Duke Bernard, soon after the opening of the campaign of 1633, had made himself master of the town and territory of Bamberg, and was now threatening Wurtzburg. But on receiving the summons of General Horn, without delay he began his march towards the Danube, defeated on his way a Bavarian army under John de Werth, and joined the Swedes near Donauwerth. This numerous force, commanded by excellent generals, now threatened Bavaria with a fearful inroad. The bishopric of Eichstadt was completely overrun, and Ingoldstadt was on the point of being delivered up by treachery to the Swedes.
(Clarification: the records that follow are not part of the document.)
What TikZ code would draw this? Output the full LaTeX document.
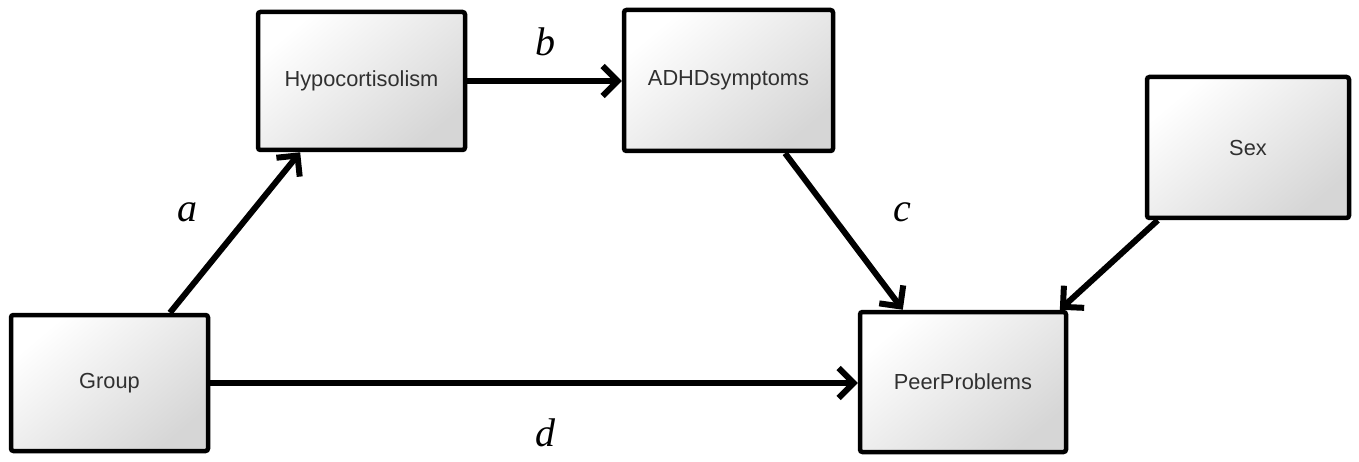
\documentclass[tikz,border=0pt]{standalone}
\usepackage{fontspec}
\setmainfont{Liberation Serif}
\setsansfont{Liberation Sans}
\usetikzlibrary{arrows.meta,calc}
\definecolor{boxtext}{HTML}{303030}
\tikzset{
  varbox/.style={draw=black, line width=4.5pt, rounded corners=2.5pt,
    top color=white, bottom color=black!16, shading angle=40,
    inner sep=0pt, text=boxtext,
    font=\sffamily\fontsize{21.8}{24}\selectfont},
  path/.style={line width=6pt, -{Straight Barb[length=15pt,width=30pt]}},
  plabel/.style={font=\fontsize{40}{40}\selectfont\itshape}
}
\begin{document}
\begin{tikzpicture}[x=1pt,y=-1pt]
\useasboundingbox (0,0) rectangle (1359,462);
\node[varbox, minimum width=207pt, minimum height=138pt] (hypo) at (361.5,81) {Hypocortisolism};
\node[varbox, minimum width=209pt, minimum height=141pt] (adhd) at (728.5,80.5) {ADHDsymptoms};
\node[varbox, minimum width=202pt, minimum height=141pt] (sex) at (1248,147.5) {Sex};
\node[varbox, minimum width=197pt, minimum height=136pt] (group) at (109.5,383) {Group};
\node[varbox, minimum width=206pt, minimum height=140pt] (peer) at (963,382) {PeerProblems};

\draw[path] ($(group.north west)!0.8!(group.north east)$) -- ($(hypo.south west)!0.21!(hypo.south east)$);
\draw[path] (hypo.east) -- (adhd.west |- hypo.east);
\draw[path] ($(adhd.south west)!0.765!(adhd.south east)$) -- ($(peer.north west)!0.214!(peer.north east)$);
\draw[path] ($(sex.south west)!0.063!(sex.south east)$) -- ($(peer.north west)!0.96!(peer.north east)$);
\draw[path] (group.east) -- (peer.west |- group.east);

\node[plabel] (la) at (187,212) {a};
\node[plabel] (lb) at (545,42) {b};
\node[plabel] (lc) at (902,212) {c};
\node[plabel] (ld) at (545,433) {d};
\end{tikzpicture}
\end{document}
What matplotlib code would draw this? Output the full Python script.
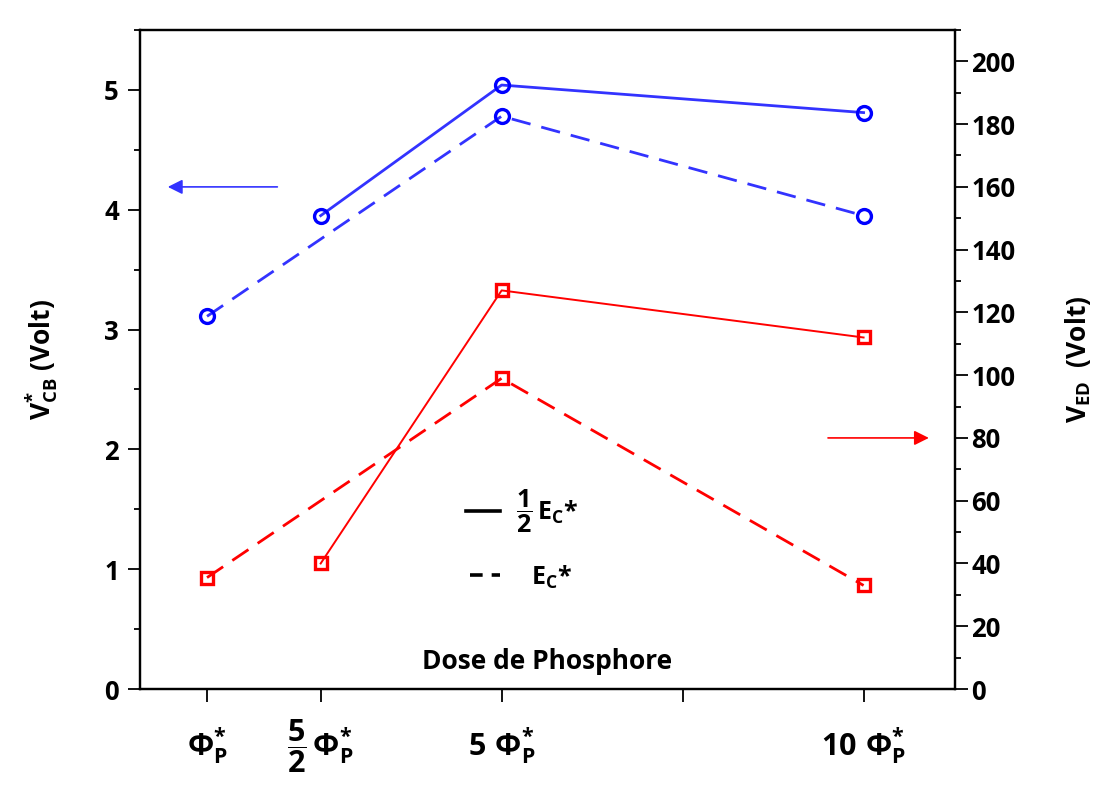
import matplotlib
matplotlib.use('Agg')
from matplotlib import pyplot as plt
from matplotlib.ticker import MultipleLocator
import numpy as np

# positions on the dose axis (unit = Phi_P*)
x_pos = [0.93, 2.5, 5, 10]
x_ticks = [0.93, 2.5, 5, 7.5, 10]
x_labels = [r'$\Phi_P^{*}$', r'$\dfrac{5}{2}\,\Phi_P^{*}$', r'$5\ \Phi_P^{*}$', '', r'$10\ \Phi_P^{*}$']

# V_CB* (left axis, Volt)
vcb_half_x = [2.5, 5, 10]
vcb_half = [3.95, 5.04, 4.81]
vcb_full_x = [0.93, 5, 10]
vcb_full = [3.11, 4.78, 3.95]

# V_ED (right axis, Volt)
ved_half_x = [2.5, 5, 10]
ved_half = [40, 127, 112]
ved_full_x = [0.93, 5, 10]
ved_full = [35.5, 99, 33]

plt.rcParams['font.family'] = ['Open Sans', 'DejaVu Sans']
plt.rcParams['font.weight'] = 'bold'
plt.rcParams['axes.labelweight'] = 'bold'
plt.rcParams['mathtext.fontset'] = 'custom'
plt.rcParams['mathtext.rm'] = 'Open Sans'
plt.rcParams['mathtext.bf'] = 'Open Sans:bold'
plt.rcParams['mathtext.it'] = 'Open Sans:italic:bold'
plt.rcParams['mathtext.default'] = 'bf'

blue = '#3333ff'
red = '#ff0000'

fig = plt.figure(figsize=(11, 7.87), dpi=100)
ax = fig.add_axes([0.127, 0.1245, 0.741, 0.8375])
ax2 = ax.twinx()

ax.plot(vcb_half_x, vcb_half, '-', color=blue, lw=2, marker='o', ms=10,
        mfc='none', mec='#0000ff', mew=2.4)
ax.plot(vcb_full_x, vcb_full, '--', color=blue, lw=2, dashes=(7, 4), marker='o', ms=10,
        mfc='none', mec='#0000ff', mew=2.4)
ax2.plot(ved_half_x, ved_half, '-', color=red, lw=1.4, marker='s', ms=9,
         mfc='none', mec=red, mew=2.4)
ax2.plot(ved_full_x, ved_full, '--', color=red, lw=2, dashes=(7, 4), marker='s', ms=9,
         mfc='none', mec=red, mew=2.4)

ax.set_xlim(0, 11.26)
ax.set_ylim(0, 5.5)
ax2.set_ylim(0, 210)

ax.set_xticks(x_ticks)
ax.set_xticklabels(x_labels, fontsize=22)
for lbl in ax.get_xticklabels():
    lbl.set_va('center')
ax.tick_params(axis='x', direction='out', length=9, width=1.3, pad=32, top=False)

ax.yaxis.set_major_locator(MultipleLocator(1))
ax.yaxis.set_minor_locator(MultipleLocator(0.5))
ax.tick_params(axis='y', which='major', direction='out', length=9, width=1.3, labelsize=18.5, pad=6)
ax.tick_params(axis='y', which='minor', direction='out', length=4, width=1.3)

ax2.yaxis.set_major_locator(MultipleLocator(20))
ax2.yaxis.set_minor_locator(MultipleLocator(10))
ax2.tick_params(axis='y', which='major', direction='out', length=9, width=1.3, labelsize=18.5, pad=3)
ax2.tick_params(axis='y', which='minor', direction='out', length=4, width=1.3)

for a in (ax, ax2):
    for s in a.spines.values():
        s.set_linewidth(1.6)

ax.set_ylabel(r'$V_{CB}^{*}$ (Volt)', fontsize=19, fontweight='bold', labelpad=32)
ax2.set_ylabel(r'$V_{ED}$  (Volt)', fontsize=19, fontweight='bold', labelpad=34)

# direction arrows
ax.annotate('', xy=(0.35, 4.19), xytext=(1.94, 4.19),
            arrowprops=dict(arrowstyle='-|>', color=blue, lw=1.2, mutation_scale=22))
ax2.annotate('', xy=(10.94, 80), xytext=(9.47, 80),
             arrowprops=dict(arrowstyle='-|>', color=red, lw=1.2, mutation_scale=22))

# legend drawn by hand
ax.plot([0.400, 0.442], [0.270, 0.270], color='black', lw=2.6, transform=ax.transAxes)
ax.plot([0.405, 0.442], [0.173, 0.173], color='black', lw=2.6, dashes=(3.5, 2.5),
        transform=ax.transAxes)
ax.text(0.462, 0.270, r'$\dfrac{1}{2}\,E_C$*', fontsize=18, va='center', ha='left',
        transform=ax.transAxes)
ax.text(0.480, 0.170, r'$E_C$*', fontsize=18, va='center', ha='left',
        transform=ax.transAxes)

ax.text(0.5, 0.042, 'Dose de Phosphore', fontsize=19, ha='center', va='center',
        transform=ax.transAxes)

fig.savefig('out.png', dpi=100)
Altringer, fettered in his movements by the express order of the Duke of Friedland, and left without assistance from Bohemia, was unable to check the progress of the enemy. The most favourable circumstances combined to further the progress of the Swedish arms in this quarter, when the operations of the army were at once stopped by a mutiny among the officers.
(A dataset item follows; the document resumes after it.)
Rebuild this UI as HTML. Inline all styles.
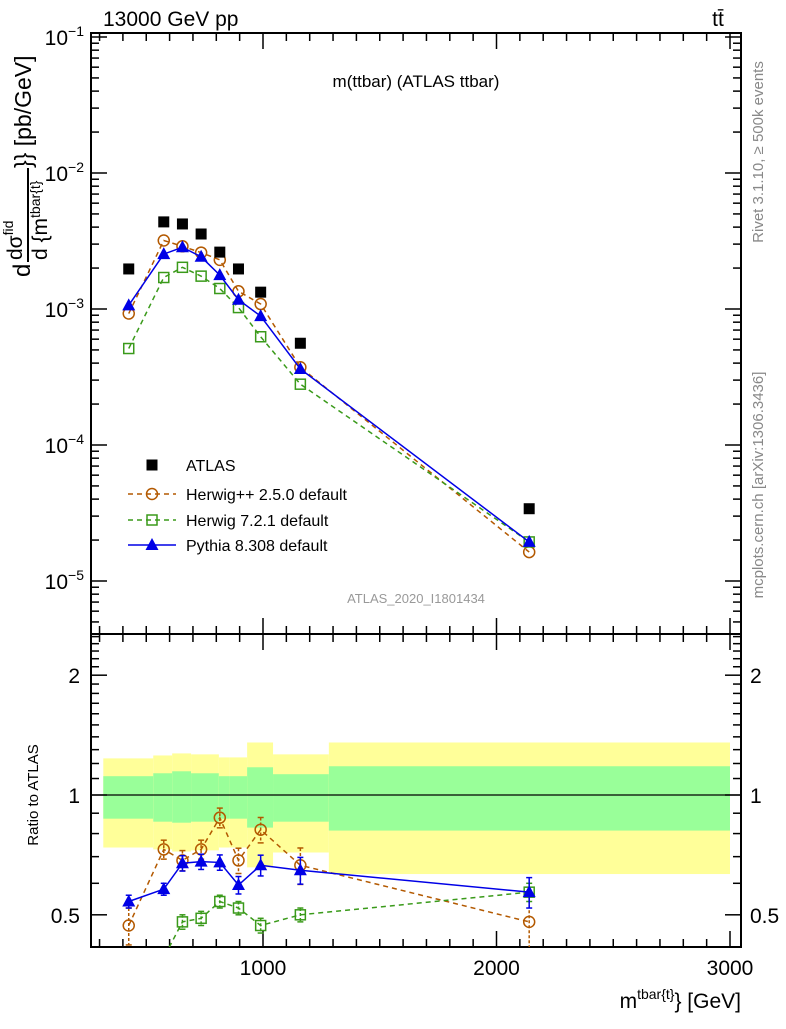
<!DOCTYPE html>
<html><head><meta charset="utf-8"><style>
body{margin:0;background:#fff;}
svg text{font-family:"Liberation Sans",sans-serif;}
</style></head><body>
<svg id="c" width="786" height="1024" xmlns="http://www.w3.org/2000/svg"></svg>
<script>
const xVals=[425,575,655,735,815,895,990,1160,2140];
const atlas=[1.97e-3,4.37e-3,4.22e-3,3.56e-3,2.62e-3,1.97e-3,1.33e-3,5.6e-4,3.4e-5];
const herwigpp=[0.47,0.73,0.685,0.73,0.877,0.685,0.818,0.666,0.48];
const herwig7=[0.26,0.39,0.48,0.49,0.54,0.52,0.47,0.50,0.57];
const pythia=[0.54,0.58,0.674,0.68,0.677,0.594,0.666,0.647,0.57];
const errHpp=[0.05,0.04,0.04,0.04,0.05,0.05,0.06,0.07,0.08];
const errH7=[0.03,0.02,0.02,0.02,0.02,0.02,0.02,0.02,0.03];
const errPy=[0.02,0.02,0.03,0.03,0.03,0.03,0.04,0.05,0.05];
const binEdges=[316,530,611,692,811,855,932,1043,1282,3000];
const yelHi=[1.236,1.257,1.272,1.265,1.243,1.243,1.355,1.265,1.355];
const yelLo=[0.738,0.730,0.721,0.726,0.738,0.738,0.658,0.717,0.633];
const grnHi=[1.115,1.134,1.147,1.134,1.115,1.115,1.174,1.128,1.181];
const grnLo=[0.872,0.857,0.852,0.857,0.872,0.872,0.828,0.857,0.814];
const xTicks=[1000,2000,3000];
const yMainTicks=[-1,-2,-3,-4,-5];
const yRatioTicks=[0.5,1,2];

const svg=document.getElementById('c');
const NS='http://www.w3.org/2000/svg';
const L=91,R=741,T=33,MB=634,RB=947;
const X=v=>29.5+v*0.2335;
const YM=v=>37+(-1-Math.log10(v))*136;
const YR=v=>795-Math.log10(v)*398;
function el(tag,attrs,parent){const e=document.createElementNS(NS,tag);for(const k in attrs)e.setAttribute(k,attrs[k]);(parent||svg).appendChild(e);return e;}
function txt(s,attrs,parent){const e=el('text',attrs,parent);e.textContent=s;return e;}

const defs=el('defs',{});
const cm=el('clipPath',{id:'cm'},defs);el('rect',{x:L,y:T,width:R-L,height:MB-T},cm);
const cr=el('clipPath',{id:'cr'},defs);el('rect',{x:L,y:MB,width:R-L,height:RB-MB},cr);

const bands=el('g',{'clip-path':'url(#cr)'});


for(let i=0;i<yelHi.length;i++){
  const x0=X(binEdges[i]),x1=X(binEdges[i+1]);
  const y=el('rect',{x:x0,y:YR(yelHi[i]),width:x1-x0,height:YR(yelLo[i])-YR(yelHi[i]),fill:'#ffff99'},bands);
  
  
  const g=el('rect',{x:x0,y:YR(grnHi[i]),width:x1-x0,height:YR(grnLo[i])-YR(grnHi[i]),fill:'#99ff99'},bands);
  
  
}
el('line',{x1:L,x2:R,y1:YR(1),y2:YR(1),stroke:'#000','stroke-width':1.2});

for(const [t,b,nm] of [[T,MB,'main-frame'],[MB,RB,'ratio-frame']]){
  const f=el('rect',{x:L,y:t,width:R-L,height:b-t,fill:'none',stroke:'#000','stroke-width':2});
  
  
}
for(const [t,b] of [[T,MB],[MB,RB]]){
  for(let v=300;v<=3000;v+=100){
    const x=X(v);if(x<L||x>R)continue;
    const len=(v%1000===0)?16:8;
    el('line',{x1:x,x2:x,y1:b,y2:b-len,stroke:'#000','stroke-width':1.5});
    el('line',{x1:x,x2:x,y1:t,y2:t+len,stroke:'#000','stroke-width':1.5});
  }
}
xTicks.forEach(v=>{
  const t=txt(String(v),{x:X(v),y:975,'font-size':21,'text-anchor':'middle'});
  
  
});
for(let d=-6;d<=-1;d++){
  for(let m=1;m<10;m++){
    const v=m*Math.pow(10,d);const y=YM(v);if(y<T||y>MB)continue;
    const len=m===1?16:8;
    el('line',{x1:L,x2:L+len,y1:y,y2:y,stroke:'#000','stroke-width':1.5});
    el('line',{x1:R,x2:R-len,y1:y,y2:y,stroke:'#000','stroke-width':1.5});
  }
}
yMainTicks.forEach(d=>{
  const t=el('text',{x:84,y:YM(Math.pow(10,d))+8,'font-size':21,'text-anchor':'end'});
  t.innerHTML='10<tspan dy="-9" font-size="14">'+(d<0?'\u2212':'')+Math.abs(d)+'</tspan>';
  
  
});
const rMinor=[0.5,0.6,0.7,0.8,0.9,1,1.1,1.2,1.3,1.4,1.5,1.6,1.7,1.8,1.9,2,2.1,2.2,2.3,2.4,2.5];
rMinor.forEach(v=>{
  const y=YR(v);if(y<MB||y>RB)return;
  const len=(v===0.5||v===1||v===2)?16:8;
  el('line',{x1:L,x2:L+len,y1:y,y2:y,stroke:'#000','stroke-width':1.5});
  el('line',{x1:R,x2:R-len,y1:y,y2:y,stroke:'#000','stroke-width':1.5});
});
yRatioTicks.forEach(v=>{
  const a=txt(String(v),{x:80,y:YR(v)+8,'font-size':21,'text-anchor':'end'});
  
  
  const b=txt(String(v),{x:750,y:YR(v)+8,'font-size':21,'text-anchor':'start'});
  
  
});

function marker(g,type,x,y,color){
  if(type==='sq') el('rect',{x:x-5.5,y:y-5.5,width:11,height:11,fill:'#000'},g);
  else if(type==='circ') el('circle',{cx:x,cy:y,r:5.5,fill:'none',stroke:color,'stroke-width':1.5},g);
  else if(type==='osq') el('rect',{x:x-5,y:y-5,width:10,height:10,fill:'none',stroke:color,'stroke-width':1.5},g);
  else if(type==='tri') el('polygon',{points:`${x},${y-7} ${x-6.5},${y+5} ${x+6.5},${y+5}`,fill:color},g);
}
const series=[
  {name:'herwigpp',vals:herwigpp,err:errHpp,color:'#b35900',dash:'5,4',type:'circ'},
  {name:'herwig7',vals:herwig7,err:errH7,color:'#3a9a1a',dash:'5,4',type:'osq'},
  {name:'pythia',vals:pythia,err:errPy,color:'#0000e6',dash:'',type:'tri'}
];
const gm=el('g',{'clip-path':'url(#cm)'});
series.forEach(s=>{
  const g=el('g',{},gm);
  
  
  const pts=xVals.map((x,i)=>X(x)+','+YM(s.vals[i]*atlas[i])).join(' ');
  el('polyline',{points:pts,fill:'none',stroke:s.color,'stroke-width':1.5,'stroke-dasharray':s.dash},g);
  xVals.forEach((x,i)=>marker(g,s.type,X(x),YM(s.vals[i]*atlas[i]),s.color));
});
const ga=el('g',{},gm);


xVals.forEach((x,i)=>marker(ga,'sq',X(x),YM(atlas[i])));

const gr=el('g',{'clip-path':'url(#cr)'});
series.forEach(s=>{
  const g=el('g',{},gr);
  
  
  const pts=xVals.map((x,i)=>X(x)+','+YR(s.vals[i])).join(' ');
  el('polyline',{points:pts,fill:'none',stroke:s.color,'stroke-width':1.5,'stroke-dasharray':s.dash},g);
  xVals.forEach((x,i)=>{
    const xx=X(x),y1=YR(s.vals[i]+s.err[i]),y2=YR(s.vals[i]-s.err[i]);
    el('line',{x1:xx,x2:xx,y1:y1,y2:y2,stroke:s.color,'stroke-width':1.5,'stroke-dasharray':s.dash?'3,2':''},g);
    el('line',{x1:xx-3,x2:xx+3,y1:y1,y2:y1,stroke:s.color,'stroke-width':1.5},g);
    el('line',{x1:xx-3,x2:xx+3,y1:y2,y2:y2,stroke:s.color,'stroke-width':1.5},g);
    marker(g,s.type,xx,YR(s.vals[i]),s.color);
  });
});

const lg=el('g',{});


const leg=[['sq','#000','','ATLAS',465],['circ','#b35900','5,4','Herwig++ 2.5.0 default',494],['osq','#3a9a1a','5,4','Herwig 7.2.1 default',520],['tri','#0000e6','','Pythia 8.308 default',545]];
leg.forEach(([t,c,d,s,y])=>{
  const e=el('g',{},lg);
  
  
  if(t!=='sq') el('line',{x1:128,x2:176,y1:y,y2:y,stroke:c,'stroke-width':1.5,'stroke-dasharray':d},e);
  marker(e,t,152,y,c);
  txt(s,{x:186,y:y+6,'font-size':16},e);
});

function T2(s,attrs,name){const t=txt(s,attrs);return t;}
T2('13000 GeV pp',{x:103,y:26,'font-size':21},'title-energy');
T2('tt\u0304',{x:718,y:26,'font-size':21,'text-anchor':'middle'},'title-process');
T2('m(ttbar) (ATLAS ttbar)',{x:416,y:87,'font-size':17,'text-anchor':'middle'},'plot-title');
T2('ATLAS_2020_I1801434',{x:416,y:603,'font-size':13,'text-anchor':'middle',fill:'#999'},'analysis-id');
T2('Rivet 3.1.10, \u2265 500k events',{x:0,y:0,'font-size':15,fill:'#888','text-anchor':'middle',transform:'translate(763,152) rotate(-90)'},'rivet-label');
T2('mcplots.cern.ch [arXiv:1306.3436]',{x:0,y:0,'font-size':15,fill:'#888','text-anchor':'middle',transform:'translate(763,485) rotate(-90)'},'mcplots-label');
T2('Ratio to ATLAS',{x:0,y:0,'font-size':15,'text-anchor':'middle',transform:'translate(38,795) rotate(-90)'},'ratio-y-axis-title');
const xl=el('text',{x:741,y:1008,'font-size':21,'text-anchor':'end'});
xl.innerHTML='m<tspan dy="-9" font-size="14">tbar{t}</tspan><tspan dy="9">} [GeV]</tspan>';


const yg=el('g',{transform:'translate(0,280) rotate(-90)'});


txt('d',{x:3,y:30,'font-size':24},yg);
const num=el('text',{x:20,y:22,'font-size':21},yg);
num.innerHTML='dσ<tspan dy="-9" font-size="14">fid</tspan>';
el('line',{x1:18,x2:112,y1:28,y2:28,stroke:'#000','stroke-width':2},yg);
const den=el('text',{x:20,y:47,'font-size':21},yg);
den.innerHTML='d {m<tspan dy="-7" font-size="14">tbar{t}</tspan>';
txt('}} [pb/GeV]',{x:112,y:31,'font-size':23},yg);
</script>
</body></html>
All the previous successes in Germany were owing altogether to arms; the greatness of Gustavus himself was the work of the army, the fruit of their discipline, their bravery, and their persevering courage under numberless dangers and privations. However wisely his plans were laid in the cabinet, it was to the army ultimately that he was indebted for their execution; and the expanding designs of the general did but continually impose new burdens on the soldiers. All the decisive advantages of the war, had been violently gained by a barbarous sacrifice of the soldiers' lives in winter campaigns, forced marches, stormings, and pitched battles; for it was Gustavus's maxim never to decline a battle, so long as it cost him nothing but men. The soldiers could not long be kept ignorant of their own importance, and they justly demanded a share in the spoil which had been won by their own blood. Yet, frequently, they hardly received their pay; and the rapacity of individual generals, or the wants of the state, generally swallowed up the greater part of the sums raised by contributions, or levied upon the conquered provinces. For all the privations he endured, the soldier had no other recompense than the doubtful chance either of plunder or promotion, in both of which he was often disappointed. During the lifetime of Gustavus Adolphus, the combined influence of fear and hope had suppressed any open complaint, but after his death, the murmurs were loud and universal; and the soldiery seized the most dangerous moment to impress their superiors with a sense of their importance. Two officers, Pfuhl and Mitschefal, notorious as restless characters, even during the King's life, set the example in the camp on the Danube, which in a few days was imitated by almost all the officers of the army. They solemnly bound themselves to obey no orders, till these arrears, now outstanding for months, and even years, should be paid up, and a gratuity, either in money or lands, made to each man, according to his services. "Immense sums," they said, "were daily raised by contributions, and all dissipated by a few. They were called out to serve amidst frost and snow, and no reward requited their incessant labours. The soldiers' excesses at Heilbronn had been blamed, but no one ever talked of their services. The world rung with the tidings of conquests and victories, but it was by their hands that they had been fought and won."